[Entries with chart source code]
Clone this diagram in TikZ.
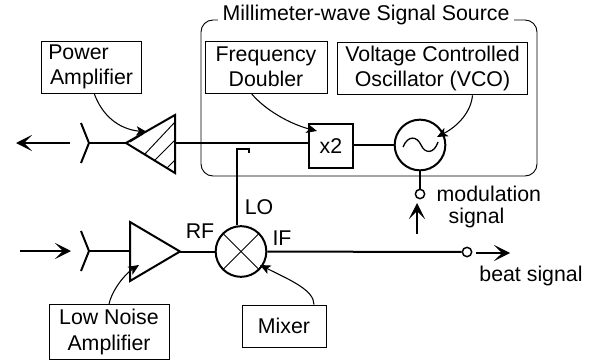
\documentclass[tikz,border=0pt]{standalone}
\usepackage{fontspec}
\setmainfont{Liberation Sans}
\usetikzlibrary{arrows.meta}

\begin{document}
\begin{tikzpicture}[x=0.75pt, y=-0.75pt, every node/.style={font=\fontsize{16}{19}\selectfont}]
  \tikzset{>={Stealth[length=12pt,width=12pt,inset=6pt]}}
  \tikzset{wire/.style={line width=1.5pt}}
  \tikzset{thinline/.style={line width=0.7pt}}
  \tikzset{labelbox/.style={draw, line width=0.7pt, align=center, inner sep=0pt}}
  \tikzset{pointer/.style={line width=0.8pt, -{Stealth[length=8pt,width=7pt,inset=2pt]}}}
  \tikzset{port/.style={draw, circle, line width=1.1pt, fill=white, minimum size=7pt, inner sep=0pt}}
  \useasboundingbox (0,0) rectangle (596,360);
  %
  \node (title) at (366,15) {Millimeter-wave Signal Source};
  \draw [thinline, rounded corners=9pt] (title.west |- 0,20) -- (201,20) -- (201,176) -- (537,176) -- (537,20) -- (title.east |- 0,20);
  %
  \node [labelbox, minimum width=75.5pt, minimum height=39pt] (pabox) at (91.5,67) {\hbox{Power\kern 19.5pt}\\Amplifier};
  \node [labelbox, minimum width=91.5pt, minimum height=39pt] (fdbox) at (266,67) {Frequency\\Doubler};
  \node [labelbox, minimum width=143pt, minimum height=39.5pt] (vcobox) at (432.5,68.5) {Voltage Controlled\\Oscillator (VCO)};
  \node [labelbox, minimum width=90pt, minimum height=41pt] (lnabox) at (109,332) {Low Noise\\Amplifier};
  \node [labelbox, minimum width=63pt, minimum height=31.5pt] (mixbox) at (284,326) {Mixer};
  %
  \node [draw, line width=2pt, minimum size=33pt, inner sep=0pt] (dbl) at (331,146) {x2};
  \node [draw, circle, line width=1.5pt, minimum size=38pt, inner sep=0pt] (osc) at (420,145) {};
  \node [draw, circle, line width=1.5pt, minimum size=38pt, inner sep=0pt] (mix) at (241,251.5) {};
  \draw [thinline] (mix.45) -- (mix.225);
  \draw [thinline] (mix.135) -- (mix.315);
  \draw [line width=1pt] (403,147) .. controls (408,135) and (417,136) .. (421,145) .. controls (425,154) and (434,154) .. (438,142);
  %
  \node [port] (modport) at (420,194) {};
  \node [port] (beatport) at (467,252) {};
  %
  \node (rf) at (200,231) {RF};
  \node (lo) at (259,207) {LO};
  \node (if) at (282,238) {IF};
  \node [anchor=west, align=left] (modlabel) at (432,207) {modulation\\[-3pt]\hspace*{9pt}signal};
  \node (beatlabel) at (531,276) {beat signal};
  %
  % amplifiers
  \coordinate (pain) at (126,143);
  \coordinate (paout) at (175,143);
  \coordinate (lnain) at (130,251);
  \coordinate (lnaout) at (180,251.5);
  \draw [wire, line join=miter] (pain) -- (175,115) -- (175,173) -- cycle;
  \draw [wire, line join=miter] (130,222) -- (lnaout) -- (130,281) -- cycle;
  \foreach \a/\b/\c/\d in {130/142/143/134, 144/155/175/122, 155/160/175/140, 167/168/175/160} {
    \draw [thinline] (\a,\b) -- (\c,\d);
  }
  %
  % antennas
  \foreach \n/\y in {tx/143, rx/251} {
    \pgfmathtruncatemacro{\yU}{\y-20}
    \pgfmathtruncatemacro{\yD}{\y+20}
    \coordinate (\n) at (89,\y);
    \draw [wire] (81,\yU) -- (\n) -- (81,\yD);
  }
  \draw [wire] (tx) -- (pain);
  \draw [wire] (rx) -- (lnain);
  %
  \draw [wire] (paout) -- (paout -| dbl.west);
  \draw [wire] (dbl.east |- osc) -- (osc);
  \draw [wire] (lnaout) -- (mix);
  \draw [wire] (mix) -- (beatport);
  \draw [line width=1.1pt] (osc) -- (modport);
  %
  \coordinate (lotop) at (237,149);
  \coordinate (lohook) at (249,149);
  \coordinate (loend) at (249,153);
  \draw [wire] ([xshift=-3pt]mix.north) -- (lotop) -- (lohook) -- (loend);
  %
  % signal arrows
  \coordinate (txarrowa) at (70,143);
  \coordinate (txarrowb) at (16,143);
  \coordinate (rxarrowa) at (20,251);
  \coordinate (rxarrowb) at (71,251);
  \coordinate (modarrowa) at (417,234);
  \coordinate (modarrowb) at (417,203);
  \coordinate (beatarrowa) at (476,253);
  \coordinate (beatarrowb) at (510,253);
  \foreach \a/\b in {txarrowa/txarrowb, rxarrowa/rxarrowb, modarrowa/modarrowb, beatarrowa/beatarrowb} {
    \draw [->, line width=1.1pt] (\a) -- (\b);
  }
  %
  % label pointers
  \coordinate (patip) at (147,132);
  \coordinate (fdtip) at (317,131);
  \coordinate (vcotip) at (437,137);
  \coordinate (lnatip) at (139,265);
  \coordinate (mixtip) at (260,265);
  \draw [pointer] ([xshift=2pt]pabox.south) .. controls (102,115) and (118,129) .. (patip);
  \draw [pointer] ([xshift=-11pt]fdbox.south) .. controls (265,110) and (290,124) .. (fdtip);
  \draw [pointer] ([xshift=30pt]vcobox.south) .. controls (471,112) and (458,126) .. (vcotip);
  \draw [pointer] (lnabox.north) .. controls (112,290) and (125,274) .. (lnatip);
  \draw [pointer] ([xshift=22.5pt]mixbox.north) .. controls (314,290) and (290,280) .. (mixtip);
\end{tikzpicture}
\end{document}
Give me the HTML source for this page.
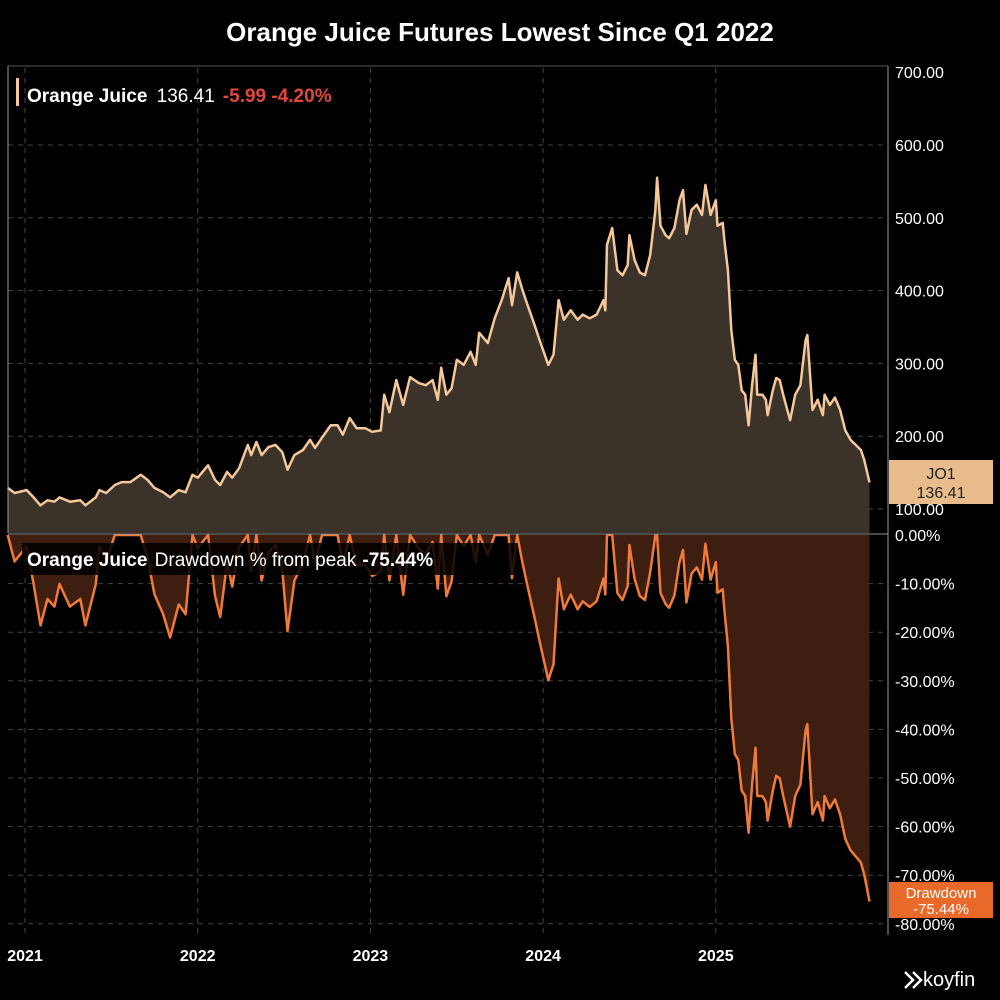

Requirements
Repeat the material exactly as it reads, without any of its pictures.

Correct answer
Clone this diagram in TikZ.
\documentclass[tikz,border=0pt]{standalone}
\usepackage{fontspec}
\setmainfont{Liberation Sans}
\usetikzlibrary{arrows.meta}

\begin{document}
\begin{tikzpicture}[x=0.75pt, y=-0.75pt, every node/.style={font=\fontsize{16}{19}\selectfont}]
  \tikzset{>={Stealth[length=12pt,width=12pt,inset=6pt]}}
  \tikzset{wire/.style={line width=1.5pt}}
  \tikzset{thinline/.style={line width=0.7pt}}
  \tikzset{labelbox/.style={draw, line width=0.7pt, align=center, inner sep=0pt}}
  \tikzset{pointer/.style={line width=0.8pt, -{Stealth[length=8pt,width=7pt,inset=2pt]}}}
  \tikzset{port/.style={draw, circle, line width=1.1pt, fill=white, minimum size=7pt, inner sep=0pt}}
  \useasboundingbox (0,0) rectangle (596,360);
  %
  \node (title) at (366,15) {Millimeter-wave Signal Source};
  \draw [thinline, rounded corners=9pt] (title.west |- 0,20) -- (201,20) -- (201,176) -- (537,176) -- (537,20) -- (title.east |- 0,20);
  %
  \node [labelbox, minimum width=75.5pt, minimum height=39pt] (pabox) at (91.5,67) {\hbox{Power\kern 19.5pt}\\Amplifier};
  \node [labelbox, minimum width=91.5pt, minimum height=39pt] (fdbox) at (266,67) {Frequency\\Doubler};
  \node [labelbox, minimum width=143pt, minimum height=39.5pt] (vcobox) at (432.5,68.5) {Voltage Controlled\\Oscillator (VCO)};
  \node [labelbox, minimum width=90pt, minimum height=41pt] (lnabox) at (109,332) {Low Noise\\Amplifier};
  \node [labelbox, minimum width=63pt, minimum height=31.5pt] (mixbox) at (284,326) {Mixer};
  %
  \node [draw, line width=2pt, minimum size=33pt, inner sep=0pt] (dbl) at (331,146) {x2};
  \node [draw, circle, line width=1.5pt, minimum size=38pt, inner sep=0pt] (osc) at (420,145) {};
  \node [draw, circle, line width=1.5pt, minimum size=38pt, inner sep=0pt] (mix) at (241,251.5) {};
  \draw [thinline] (mix.45) -- (mix.225);
  \draw [thinline] (mix.135) -- (mix.315);
  \draw [line width=1pt] (403,147) .. controls (408,135) and (417,136) .. (421,145) .. controls (425,154) and (434,154) .. (438,142);
  %
  \node [port] (modport) at (420,194) {};
  \node [port] (beatport) at (467,252) {};
  %
  \node (rf) at (200,231) {RF};
  \node (lo) at (259,207) {LO};
  \node (if) at (282,238) {IF};
  \node [anchor=west, align=left] (modlabel) at (432,207) {modulation\\[-3pt]\hspace*{9pt}signal};
  \node (beatlabel) at (531,276) {beat signal};
  %
  % amplifiers
  \coordinate (pain) at (126,143);
  \coordinate (paout) at (175,143);
  \coordinate (lnain) at (130,251);
  \coordinate (lnaout) at (180,251.5);
  \draw [wire, line join=miter] (pain) -- (175,115) -- (175,173) -- cycle;
  \draw [wire, line join=miter] (130,222) -- (lnaout) -- (130,281) -- cycle;
  \foreach \a/\b/\c/\d in {130/142/143/134, 144/155/175/122, 155/160/175/140, 167/168/175/160} {
    \draw [thinline] (\a,\b) -- (\c,\d);
  }
  %
  % antennas
  \foreach \n/\y in {tx/143, rx/251} {
    \pgfmathtruncatemacro{\yU}{\y-20}
    \pgfmathtruncatemacro{\yD}{\y+20}
    \coordinate (\n) at (89,\y);
    \draw [wire] (81,\yU) -- (\n) -- (81,\yD);
  }
  \draw [wire] (tx) -- (pain);
  \draw [wire] (rx) -- (lnain);
  %
  \draw [wire] (paout) -- (paout -| dbl.west);
  \draw [wire] (dbl.east |- osc) -- (osc);
  \draw [wire] (lnaout) -- (mix);
  \draw [wire] (mix) -- (beatport);
  \draw [line width=1.1pt] (osc) -- (modport);
  %
  \coordinate (lotop) at (237,149);
  \coordinate (lohook) at (249,149);
  \coordinate (loend) at (249,153);
  \draw [wire] ([xshift=-3pt]mix.north) -- (lotop) -- (lohook) -- (loend);
  %
  % signal arrows
  \coordinate (txarrowa) at (70,143);
  \coordinate (txarrowb) at (16,143);
  \coordinate (rxarrowa) at (20,251);
  \coordinate (rxarrowb) at (71,251);
  \coordinate (modarrowa) at (417,234);
  \coordinate (modarrowb) at (417,203);
  \coordinate (beatarrowa) at (476,253);
  \coordinate (beatarrowb) at (510,253);
  \foreach \a/\b in {txarrowa/txarrowb, rxarrowa/rxarrowb, modarrowa/modarrowb, beatarrowa/beatarrowb} {
    \draw [->, line width=1.1pt] (\a) -- (\b);
  }
  %
  % label pointers
  \coordinate (patip) at (147,132);
  \coordinate (fdtip) at (317,131);
  \coordinate (vcotip) at (437,137);
  \coordinate (lnatip) at (139,265);
  \coordinate (mixtip) at (260,265);
  \draw [pointer] ([xshift=2pt]pabox.south) .. controls (102,115) and (118,129) .. (patip);
  \draw [pointer] ([xshift=-11pt]fdbox.south) .. controls (265,110) and (290,124) .. (fdtip);
  \draw [pointer] ([xshift=30pt]vcobox.south) .. controls (471,112) and (458,126) .. (vcotip);
  \draw [pointer] (lnabox.north) .. controls (112,290) and (125,274) .. (lnatip);
  \draw [pointer] ([xshift=22.5pt]mixbox.north) .. controls (314,290) and (290,280) .. (mixtip);
\end{tikzpicture}
\end{document}
Give me the HTML source for this page.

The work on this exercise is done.